The comments were the latest in a series of unusually upbeat assessments by Greek and European officials of progress in talks towards up to €86 billion in fresh loans to stave off the country’s financial ruin and economic collapse.

“We are in the final stretch,” Tsipras said.

“Despite the difficulties we are facing we hope this agreement can end uncertainty on the future of Greece.”

An accord must be settled – or a bridge loan agreed – by August 20, when a €3.5 billion debt payment to the European Central Bank falls due.

Both sides have said such a deal is possible, although the European Commission described the target as ambitious, suggesting much remains to be done.

Discussions between Greece and representatives from the International Monetary Fund, European Central Bank, European Commission and the eurozone’s bailout fund, the European Stability Mechanism, started in the last week of July.

Tsipras, who was visiting the agriculture ministry, said the process should also potentially include the European Parliament, indirectly alluding to past complaints over the legitimacy of demands from lenders.

“It should at some point be under the control and monitoring of the European Parliament, a democratic institution which has accountability,” Tsipras said.

Over the next two weeks Greece must conclude the bailout, or at least secure a bridge loan such as the one last month to cover its immediate financing needs.

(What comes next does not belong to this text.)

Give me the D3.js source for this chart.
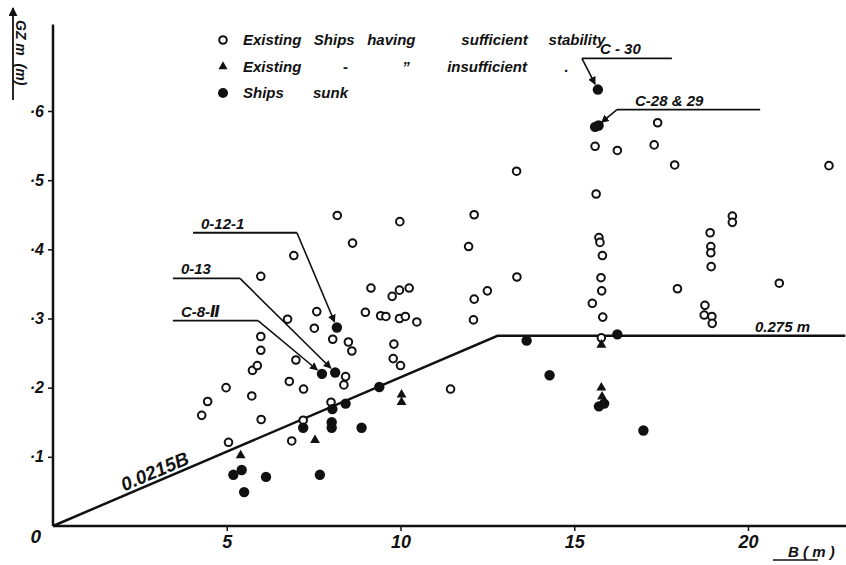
<!DOCTYPE html>
<html>
<head>
<meta charset="utf-8">
<script src="https://cdn.jsdelivr.net/npm/d3@7"></script>
<style>
  body { margin: 0; background: #fff; }
  text { font-family: "Liberation Sans", "DejaVu Sans", sans-serif; font-style: italic; font-weight: bold; fill: #111; }
</style>
</head>
<body>
<script>
// B (m), GZ (m)
const sufficient = [[4.28,0.16],[4.45,0.18],[4.98,0.20],[5.05,0.121],[5.72,0.188],[5.74,0.225],[5.88,0.232],
  [5.98,0.254],[5.98,0.274],[5.98,0.361],[5.99,0.154],[6.75,0.299],[6.8,0.209],[6.87,0.123],[6.93,0.391],
  [6.99,0.24],[7.2,0.153],[7.21,0.198],[7.52,0.286],[7.59,0.31],[8.0,0.179],[8.05,0.27],[8.18,0.449],
  [8.37,0.204],[8.42,0.216],[8.5,0.266],[8.6,0.253],[8.62,0.409],[8.99,0.309],[9.15,0.344],[9.43,0.304],
  [9.58,0.303],[9.76,0.332],[9.79,0.242],[9.81,0.263],[9.97,0.341],[9.97,0.30],[9.98,0.44],[10.0,0.232],
  [10.14,0.303],[10.25,0.344],[10.47,0.295],[11.44,0.198],[11.96,0.404],[12.1,0.298],[12.12,0.328],
  [12.12,0.45],[12.5,0.34],[13.34,0.513],[13.35,0.36],[15.52,0.322],[15.6,0.549],[15.63,0.48],[15.71,0.417],
  [15.74,0.41],[15.77,0.359],[15.78,0.272],[15.79,0.34],[15.81,0.391],[15.82,0.302],[16.24,0.543],
  [17.3,0.551],[17.4,0.583],[17.89,0.522],[17.97,0.343],[18.74,0.305],[18.76,0.319],[18.91,0.424],
  [18.93,0.404],[18.93,0.395],[18.94,0.375],[18.96,0.303],[18.97,0.293],[19.55,0.448],[19.55,0.439],
  [20.9,0.351],[22.33,0.521]];
const insufficient = [[5.4,0.102],[7.54,0.124],[10.03,0.19],[10.03,0.179],[15.78,0.262],[15.78,0.20],[15.8,0.187]];
const sunk = [[5.19,0.074],[5.43,0.081],[5.5,0.049],[6.13,0.071],[7.2,0.142],[7.68,0.074],[7.74,0.220],
  [8.02,0.15],[8.02,0.142],[8.04,0.169],[8.12,0.222],[8.17,0.287],[8.42,0.177],[8.88,0.142],[9.39,0.201],
  [13.63,0.268],[14.29,0.218],[15.6,0.577],[15.7,0.579],[15.68,0.631],[15.71,0.173],[15.86,0.177],
  [16.24,0.277],[16.99,0.138]];

// criterion: GZ = 0.0215 B, capped at 0.275 m
const criterionB = [0, 0.275 / 0.0215, 22.8];
const xTicks = [5, 10, 15, 20];
const yTicks = [0.1, 0.2, 0.3, 0.4, 0.5, 0.6];

// named ships: label, ship point, label line [B from, B to, GZ], which end the leader leaves from
const labels = [
  {text: "C - 30", pt: [15.68,0.631], line: [15.22,17.81,0.676], from: "left"},
  {text: "C-28 & 29", pt: [15.65,0.578], line: [16.23,20.35,0.602], from: "left"},
  {text: "0-12-1", pt: [8.17,0.287], line: [4.03,7.02,0.424], from: "right"},
  {text: "0-13", pt: [8.12,0.222], line: [3.45,5.38,0.358], from: "right"},
  {text: "C-8-\u2161", pt: [7.74,0.220], line: [3.45,5.9,0.297], from: "right"}
];

const legendRows = [
  {sym: "open", text: "Existing   Ships   having           sufficient     stability"},
  {sym: "tri", text: "Existing          -             \u201d         insufficient         ."},
  {sym: "sunk", text: "Ships       sunk"}
];

const W = 846, H = 565;
const svg = d3.select("body").append("svg").attr("width", W).attr("height", H);

const x = d3.scaleLinear().domain([0, 20]).range([53, 748]);
const y = d3.scaleLinear().domain([0, 0.6]).range([526, 111]);

// axes
svg.append("line").attr("x1", x(0)).attr("x2", W).attr("y1", y(0)).attr("y2", y(0))
  .attr("stroke", "#111").attr("stroke-width", 2.5);
svg.append("line").attr("x1", x(0)).attr("x2", x(0)).attr("y1", y(0)).attr("y2", y(0.725))
  .attr("stroke", "#111").attr("stroke-width", 2.5);

const xAxis = svg.append("g").attr("transform", `translate(0,${y(0)})`)
  .call(d3.axisBottom(x).tickValues(xTicks).tickSize(5).tickPadding(4).tickFormat(d3.format("d")));
xAxis.select(".domain").remove();
xAxis.selectAll("line").attr("stroke", "#111").attr("stroke-width", 1.5);
xAxis.selectAll("text").attr("font-size", 18).attr("fill", "#111")
  .style("font-family", "Liberation Sans").style("font-style", "italic").style("font-weight", "bold");

const yAxis = svg.append("g").attr("transform", `translate(${x(0)},0)`)
  .call(d3.axisLeft(y).tickValues(yTicks).tickSize(5).tickPadding(4).tickFormat(d => "\u00b7" + Math.round(d * 10)));
yAxis.select(".domain").remove();
yAxis.selectAll("line").attr("stroke", "#111").attr("stroke-width", 1.5);
yAxis.selectAll("text").attr("font-size", 16).attr("fill", "#111")
  .style("font-family", "Liberation Sans").style("font-style", "italic").style("font-weight", "bold");

svg.append("text").attr("x", x(0) - 12).attr("y", y(0) + 17).attr("text-anchor", "end")
  .attr("font-size", 19).text("0");

// axis titles
svg.append("defs").append("marker").attr("id", "arr").attr("viewBox", "0 0 10 10")
  .attr("refX", 9).attr("refY", 5).attr("markerWidth", 5).attr("markerHeight", 5).attr("orient", "auto")
  .append("path").attr("d", "M0,0L10,5L0,10z").attr("fill", "#111");
svg.append("line").attr("x1", 13).attr("x2", 13).attr("y1", 100).attr("y2", 8)
  .attr("stroke", "#111").attr("stroke-width", 1.8).attr("marker-end", "url(#arr)");
svg.append("text").attr("transform", "translate(16,20) rotate(90)").attr("font-size", 14)
  .style("white-space", "pre").text("GZ m  (m)");

svg.append("text").attr("x", 788).attr("y", 557).attr("font-size", 15).style("white-space", "pre").text("B ( m )");
svg.append("line").attr("x1", 773).attr("x2", 818).attr("y1", 560).attr("y2", 560).attr("stroke", "#111").attr("stroke-width", 1.5);

// criterion line
svg.append("path").datum(criterionB)
  .attr("d", d3.line().x(b => x(b)).y(b => y(Math.min(0.0215 * b, 0.275))))
  .attr("fill", "none").attr("stroke", "#111").attr("stroke-width", 2.5);

const slopeAng = Math.atan2(y(0.0215 * 4) - y(0), x(4) - x(0)) * 180 / Math.PI;
svg.append("text").attr("transform", `translate(${x(2.05)},${y(0.0215 * 2.05) - 4}) rotate(${slopeAng})`)
  .attr("font-size", 19).attr("font-weight", "normal").text("0.0215B");
svg.append("text").attr("x", x(20.2)).attr("y", y(0.275) - 4).attr("font-size", 15).text("0.275 m");

// leaders
labels.forEach(l => {
  const x1 = x(l.line[0]), x2 = x(l.line[1]), yy = y(l.line[2]);
  svg.append("line").attr("x1", x1).attr("x2", x2).attr("y1", yy).attr("y2", yy)
    .attr("stroke", "#111").attr("stroke-width", 1.8);
  svg.append("text").attr("x", x1 + (l.from === "left" ? 18 : 8)).attr("y", yy - 4)
    .attr("font-size", 15).text(l.text);
  const sx = l.from === "left" ? x1 : x2;
  const px = x(l.pt[0]), py = y(l.pt[1]);
  const d = Math.hypot(px - sx, py - yy), k = (d - 6) / d;
  svg.append("line").attr("x1", sx).attr("y1", yy)
    .attr("x2", sx + (px - sx) * k).attr("y2", yy + (py - yy) * k)
    .attr("stroke", "#111").attr("stroke-width", 1.6).attr("marker-end", "url(#arr)");
});

// points
svg.append("g").selectAll("circle").data(sufficient).join("circle")
  .attr("cx", d => x(d[0])).attr("cy", d => y(d[1])).attr("r", 3.8)
  .attr("fill", "#fff").attr("stroke", "#111").attr("stroke-width", 2);
svg.append("g").selectAll("circle").data(sunk).join("circle")
  .attr("cx", d => x(d[0])).attr("cy", d => y(d[1])).attr("r", 5.2)
  .attr("fill", "#111");
const tri = d3.symbol().type(d3.symbolTriangle).size(42);
svg.append("g").selectAll("path").data(insufficient).join("path")
  .attr("transform", d => `translate(${x(d[0])},${y(d[1])})`).attr("d", tri).attr("fill", "#111");

// legend
const lg = svg.append("g").attr("transform", "translate(223,40)");
legendRows.forEach((r, i) => {
  const g = lg.append("g").attr("transform", `translate(0,${i * 26.5})`);
  if (r.sym === "open") g.append("circle").attr("r", 3.8).attr("fill", "#fff").attr("stroke", "#111").attr("stroke-width", 2);
  else if (r.sym === "sunk") g.append("circle").attr("r", 5).attr("fill", "#111");
  else g.append("path").attr("d", d3.symbol().type(d3.symbolTriangle).size(36)()).attr("fill", "#111");
  g.append("text").attr("x", 20).attr("y", 5).attr("font-size", 15).style("white-space", "pre").text(r.text);
});
</script>
</body>
</html>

Greek officials say the country wants a full bailout immediately rather than a bridge loan.

Despite the difficulties we are facing we hope this agreement can end uncertainty on the future of Greece

“We will not accept new prior actions (reform conditions in place) in order to have a small bridge loan,” said Nikos Filis, parliamentary spokesman for Tsipras’s Syriza Party.

“We want one final deal to be signed and then we will see what is needed to have a disbursement of 25 billion euros as the first instalment.”

Agreements have already been reached on pensions, including only changing conditions for those eligible after last June.

Talks on privatisations have been held up over what Finance Minister Euclid Tsakalotos says is a minor issue, essentially over whether a new or existing agency should deal with tenders already agreed.

On one of the trickier questions, that of bank recapitalisation, Tsakalotos said yesterday that Greece and its international lenders both wanted it agreed before year-end, a move that would avoid new rules forcing large depositors to pay for some of it.

The European Union estimates that the Greek banking sector will need anything from 10 billion euros to 25 billion euros, but the exact amount needed would depend on the results of stress tests and asset-quality reviews.

The poor financing of Greek banks and the prospect of recapitalisation, which would hurt existing shareholders, have sent the stock market’s bank index tumbling 63 percent in the three sessions since Monday’s open.

Greek media has reported that up to 10 billion euros of a first tranche of bailout aid - assuming one is agreed - could be channelled to the banks.